▸ **Written instruction**
Retype every line from the start of the data down to and including the line with "import * as". Skip the pictures.

▸ **Data segment**
****

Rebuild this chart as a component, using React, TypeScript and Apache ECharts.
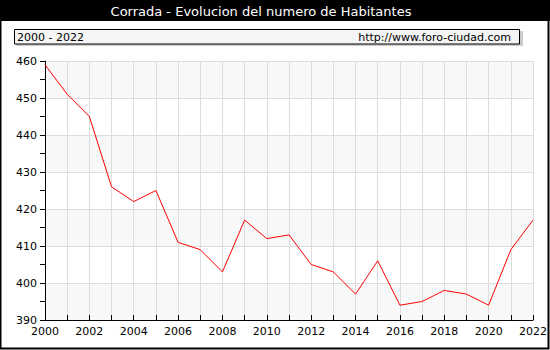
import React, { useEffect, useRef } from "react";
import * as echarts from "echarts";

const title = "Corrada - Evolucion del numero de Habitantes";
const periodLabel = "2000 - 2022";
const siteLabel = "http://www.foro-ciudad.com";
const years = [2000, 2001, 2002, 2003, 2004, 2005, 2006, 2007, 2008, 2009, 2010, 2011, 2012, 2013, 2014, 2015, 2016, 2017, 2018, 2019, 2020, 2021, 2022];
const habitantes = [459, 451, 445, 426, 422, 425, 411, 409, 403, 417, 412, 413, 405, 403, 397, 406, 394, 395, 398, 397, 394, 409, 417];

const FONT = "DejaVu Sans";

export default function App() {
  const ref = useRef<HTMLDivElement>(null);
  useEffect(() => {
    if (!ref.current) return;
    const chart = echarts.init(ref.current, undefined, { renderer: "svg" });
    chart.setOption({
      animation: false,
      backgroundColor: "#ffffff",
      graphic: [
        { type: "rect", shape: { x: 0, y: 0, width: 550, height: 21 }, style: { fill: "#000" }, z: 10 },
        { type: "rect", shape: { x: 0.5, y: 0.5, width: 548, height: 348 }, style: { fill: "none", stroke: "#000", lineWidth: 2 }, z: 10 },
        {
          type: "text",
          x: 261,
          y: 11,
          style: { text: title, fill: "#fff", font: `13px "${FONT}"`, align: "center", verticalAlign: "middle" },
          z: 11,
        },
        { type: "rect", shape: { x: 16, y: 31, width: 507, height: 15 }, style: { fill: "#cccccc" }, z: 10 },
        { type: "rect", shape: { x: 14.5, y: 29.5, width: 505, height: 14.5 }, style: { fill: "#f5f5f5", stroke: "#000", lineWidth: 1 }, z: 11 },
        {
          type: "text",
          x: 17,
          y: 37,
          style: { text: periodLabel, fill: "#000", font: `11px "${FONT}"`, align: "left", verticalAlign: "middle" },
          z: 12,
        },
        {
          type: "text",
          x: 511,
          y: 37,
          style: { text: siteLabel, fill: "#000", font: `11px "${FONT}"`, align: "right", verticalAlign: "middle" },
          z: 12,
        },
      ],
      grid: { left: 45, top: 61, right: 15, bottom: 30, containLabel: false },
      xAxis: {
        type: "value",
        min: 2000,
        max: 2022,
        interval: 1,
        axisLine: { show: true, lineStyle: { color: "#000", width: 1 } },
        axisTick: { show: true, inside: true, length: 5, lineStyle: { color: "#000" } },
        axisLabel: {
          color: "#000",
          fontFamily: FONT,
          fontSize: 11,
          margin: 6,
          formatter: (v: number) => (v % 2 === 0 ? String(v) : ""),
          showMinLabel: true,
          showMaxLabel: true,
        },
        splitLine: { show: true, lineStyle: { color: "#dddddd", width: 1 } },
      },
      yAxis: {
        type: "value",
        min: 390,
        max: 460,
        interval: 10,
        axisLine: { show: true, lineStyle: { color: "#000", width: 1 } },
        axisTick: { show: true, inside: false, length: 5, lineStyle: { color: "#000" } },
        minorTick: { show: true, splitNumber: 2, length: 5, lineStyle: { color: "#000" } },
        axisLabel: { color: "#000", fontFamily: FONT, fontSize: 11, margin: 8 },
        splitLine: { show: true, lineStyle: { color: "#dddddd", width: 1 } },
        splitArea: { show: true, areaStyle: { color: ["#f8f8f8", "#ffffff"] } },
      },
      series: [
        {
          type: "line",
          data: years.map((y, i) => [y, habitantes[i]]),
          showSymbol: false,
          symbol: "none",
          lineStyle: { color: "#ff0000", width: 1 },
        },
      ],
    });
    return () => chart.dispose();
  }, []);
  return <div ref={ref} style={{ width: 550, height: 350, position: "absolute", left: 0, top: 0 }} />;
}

****

▸ **Answer for the task**
Rebuild this chart as a component, using React, TypeScript and Apache ECharts.
import React, { useEffect, useRef } from "react";
import * as echarts from "echarts";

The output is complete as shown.